Allied Healthcare is no exception: the CQC ‘continues to monitor the position closely’ of Britain’s second largest provider of residential care, Four Seasons. Four Seasons is funded with credit from a number of hedge funds led by H/2 Capital, after Terra Firma, another private equity firm, borrowed £825m to buy the company in 2012. A restructuring agreement between the H/2-led investors and Terra Firma has missed several deadlines and the share price is falling. Four Seasons provides for 17,000 residents in 300 care homes.

Finance capital has been able to penetrate social care provision thanks to legislation creating a market in care, starting with the National Health Service and Community Care Act 1990. When the state runs care, profit plays no role. When run by private capital, however, providers require a surplus over and above what they spend: a profit.  With low productivity, little room for innovation, and a customer base which is mainly poor and is to a large extent supported through state welfare spending, social care is not fertile ground for productive investment by capital. It is, however, ideal for parasitism, as finance capital wrings the sector dry of what little surplus-value is produced, as it sucks up the welfare payments, incomes, savings, and assets of care receivers. It is a clear sign that capitalism, which must always draw a profit, is incapable of providing decent social care for the working class.

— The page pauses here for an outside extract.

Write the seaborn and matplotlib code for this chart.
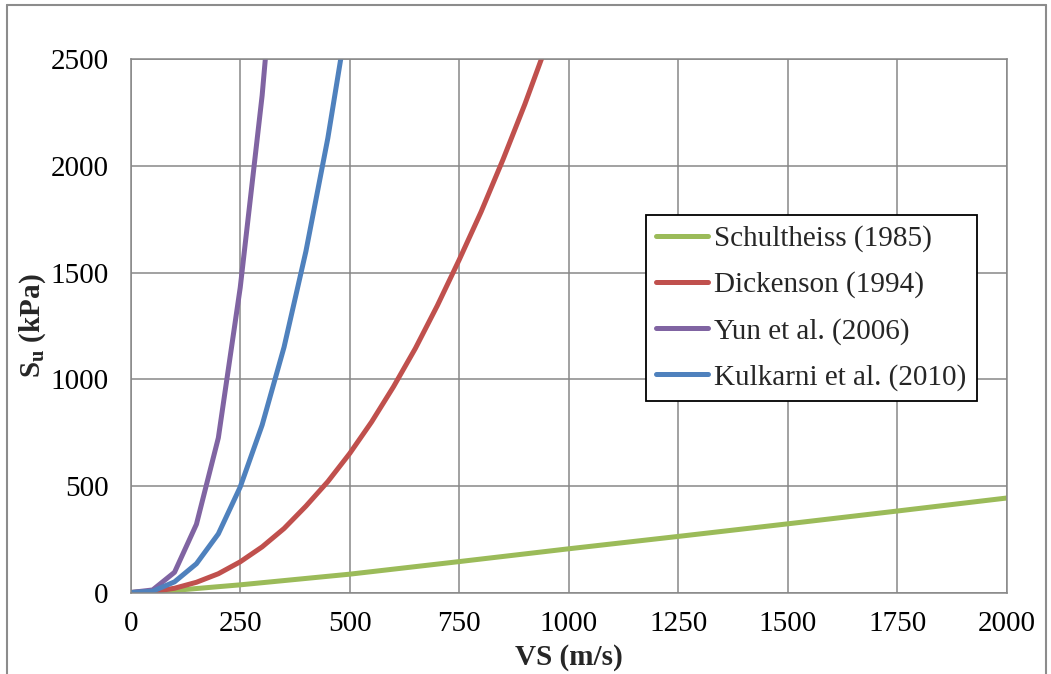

Caught between grinding austerity, rising demand, the anarchy of capitalist production and the circling vultures of finance capital, the future for social care is bleak. The crisis facing social care in the world’s fifth richest country is the clearest indicator that capitalism is incapable of meeting the needs of the vast majority of humanity. Human beings with care needs will only be able to live in comfort, health, dignity and happiness when care is run socially and private profit is banished.